ECLI:NL:HR:2020:1981
Hoge Raad
- Cassatie
- Rechtspraak.nl
Cassatie tegen uitspraak Gerechtshof Den Haag inzake informatiebeschikking
In deze zaak heeft belanghebbende, [X] te [Z], beroep in cassatie ingesteld tegen de uitspraak van het Gerechtshof Den Haag van 25 maart 2020, met nummers BK-18/00771 en 18/00777. Dit beroep volgde op een hoger beroep van belanghebbende en de Inspecteur tegen een eerdere uitspraak van de Rechtbank Den Haag (nr. SGR 18/1612) die betrekking had op een informatiebeschikking die aan belanghebbende was gegeven. De Staatssecretaris van Financiën heeft een verweerschrift ingediend in deze cassatieprocedure. Namens belanghebbende heeft advocaat M. van Leeuwen uit Nijmegen de zaak schriftelijk toegelicht.
De Hoge Raad heeft de door belanghebbende voorgestelde middelen beoordeeld. De uitkomst van deze beoordeling was dat de middelen niet konden leiden tot vernietiging van de uitspraak van het Hof. De Hoge Raad heeft in dit geval geen motivering hoeven geven voor zijn oordeel, aangezien het niet nodig was om vragen te beantwoorden die van belang zijn voor de eenheid of ontwikkeling van het recht, zoals vermeld in artikel 81, lid 1, van de Wet op de rechterlijke organisatie.
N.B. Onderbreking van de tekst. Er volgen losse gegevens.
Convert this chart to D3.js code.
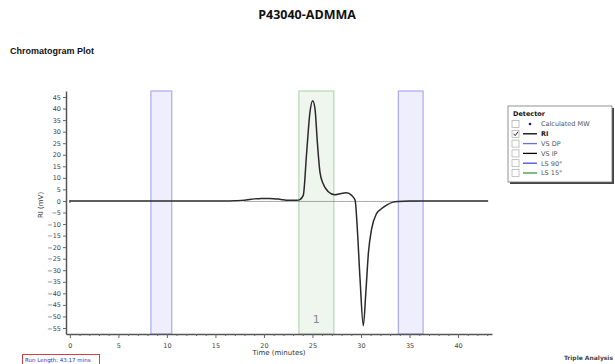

Wat betreft de proceskosten heeft de Hoge Raad geen aanleiding gezien om een veroordeling in de proceskosten uit te spreken. In zijn beslissing verklaart de Hoge Raad het beroep in cassatie ongegrond en stelt hij belanghebbende een termijn van vier weken, te rekenen vanaf de datum van het arrest, om alsnog te voldoen aan de informatiebeschikking.